Personnellement pour un budget de moins de 200&#8364;, je ferais un double cadeau 

Un disque dur interne car c'est ultra-pratique et que 80go c'est vraiment light.
Par exemple un 250go pour 55&#8364;

À cela, tu ajoutes un dd externe en fireWire pour ses sauvegardes (time machine; clone bootable) comme celui ci.

Sinon, il y a bien la solution TimeCapsule, permettant de faire tout cela sans fil, mais là ton budget explose (299euro pour la version 500go)

Après, j'ai pris les 1er référence compatible, à toi de fouiner...


----------



## Nodamé (26 Septembre 2008)

Meric pour ta réponse et pour le lien du site, y a tellement de choix!

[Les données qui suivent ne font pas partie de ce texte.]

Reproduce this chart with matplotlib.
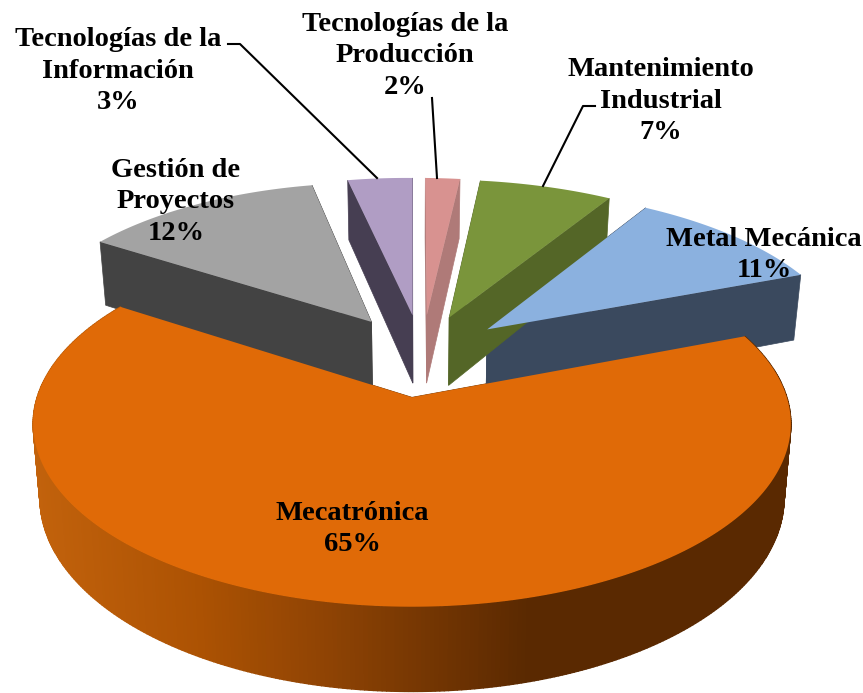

Donc ce n'est pas une mauvaise idée ce que tu me proposes, j'ai vu aussi le Kit mac book:

http://www.macway.com/fr/product/57...200tmn-2-go-de-ram-boitier-25-fw800-usb2.html

en gros si je comprends bien tu as un disque dur interne de 100Go et ton ancien disque dur tu le mets dans la boîte et tu t'en sers en externe, c'est ça?Niveau performance ça m'a l'air intéressant non? c'est sûr que ça représente moins de capacité que ton idée...


----------



## Anonyme (26 Septembre 2008)

Nodamé a dit:


> Meric pour ta réponse et pour le lien du site, y a tellement de choix!
> 
> Donc ce n'est pas une mauvaise idée ce que tu me proposes, j'ai vu aussi le Kit mac book:
> 
> ...



Oui, je connais ces "packs made in MacWay", mais je les trouve trop cher 

Mais as-tu remarqué que le pack comprend également de la ram? 
Tu veux également lui offrir de la ram? (Il faut savoir le type exacte de machine, savoir combien de ram dispose-t-elle, etc...)

Sinon, ma solution est pour le même prix beaucoup plus avantageuse niveau capacité...


----------